Re: Gopher+ Considered Harmful

Dan Connolly <>
Message-id: <>
Subject: Re: Gopher+ Considered Harmful 
In-reply-to: Your message of "Thu, 10 Dec 92 10:55:24 +0100."
Date: Thu, 10 Dec 92 12:05:02 CST
From: Dan Connolly <>

>I once explained the current HTTP protocol to a local network guru and
>he expressed concern that basing a protocol like this on TCP/IP is a
>great waste of network resources, since you are using a
>session-oriented protocol for what is essentially one remote procedure

Do the WAIS folks know about this? I wonder what they'd say...

>  My question "then what would you recommend instead" provoked no
>useful answer (what is needed is *reliable* datagrams, but these are
>not implemented as an IP protocol; UDP requires too much coding for
>time-out, retransmission and fragmentation).  Yet, he convinced me
>that a light-weight protocol like this should minimize the number of

I agree.

>I have the feeling that the current trend of basing the new protocol
>on NNTP violates that requirement.  I like the idea of borrowing
>response and data formats from the FTP/SMTP/NNTP family of protocols,
>with suitable extensions for 8-bit data paths.  However I don't like
>it if compatibility with NNTP forces us to have an extra round trip
>just so that the server can give its welcome message.

The idea was to use the existing usenet distributed database. But
I guess we should just use plain old NNTP for that.

>Also, I don't like the fact that you must parse the RFC822/MIME header
>to find out how many bytes are to be expected.  This seems to be
>mixing two levels of protocols: MIME assumes that the end of the
>message is already known, and the MIME headers then tell you what to
>do with it.

I certainly didn't think it out very carefully, did I?

>As I see it, there are two possible ways of using MIME in HTTP+.  We
>can either support MIME as the *only* data format (implementing any
>extensions we need as new MIME content types or subtypes or additional
>headers), or we we support MIME as one of the possible data formats.

A terminology note here: there is no one "MIME data format." There's
the ubiquitous message/rfc822 format that you can stick anything
inside using MIME techniques. But the basic unit of information
in the MIME spec is an _entity_ -- just an arbitrary stream of bytes.

The question is, when you're sending an entity from one
place to another, how do you know where the end is?

From the MIME point of view, an NNTP client and server have
an implicit agreement that the entity going across the
wire has a content-transfer-encoding of 7bit.

This allows them to use the dot-on-a-line-by-iteself technique to
terminate the entitiy.

They also share assumptions about the content-type as
a separate issue. The client assumes the response to an
ARTICLE command is a message/rfc822 entity, while the
response to a BODY command is text/plain.

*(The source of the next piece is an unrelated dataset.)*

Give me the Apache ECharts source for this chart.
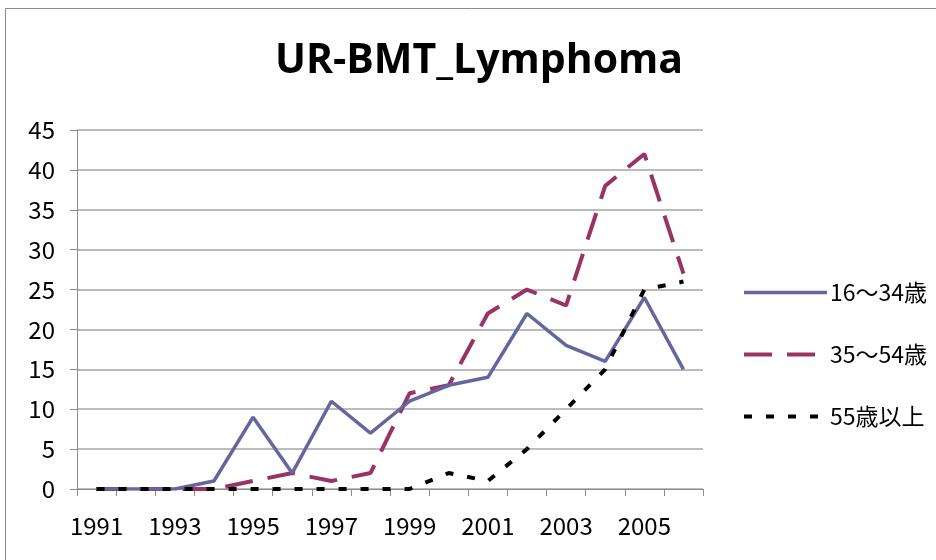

So we'll start by throwing out the 7bit restriction and
assuming binary content transfer encoding. Then we need
a new way to terminate entities. It would be nice to
just stick the bytecount in the status message, and then
blast the entity across.

But HTTP includes a format negociation such that the client
doesn't know the content-type of the returned data
until it comes back. The easy way around that is to _enclose_
all entities in message/rfc822 entities, using the
Content-Type header.

So the server would have to 
1) compute the headers to enclose the entity in a message
2) compute the length of the new entity (headers + body)
3) send a status message with that bytecount, and finally
4) send the headers and the body entity.

Note that in step 2, everybody has to be consistent about
the fact that newlines count as _2_ characters: CR and LF.

The the client has to

1) read the status message and extract the bytecount
2) slurp up that many bytes
3) find the blank line that separates the header from the body
4) parse the content-type out of the headers
5) process the body based on the bytecount

That's why I ended up mixing the two levels of protocol
(message/rfc822 headers and HTTP+ status messages.) It would
be easier for the server to:

1) send a status message indicating binary transport (but no bytecount)
2) print the enclosing headers as they're computed
3) print one more header that has the bytecount of the body
4) print a blank line separating the header from the body
5) blast bytecount octets of data over the wire

The the client just does:

1) read and parse nice 7bit headers, one at a time.
2) when you get to a blank line, you know the bytecount and
   the content-type of the message.
3) slurp up bytecount bytes of data
4) process it according to content-type.

It is somewhat intertwingled, but I still kinda like it.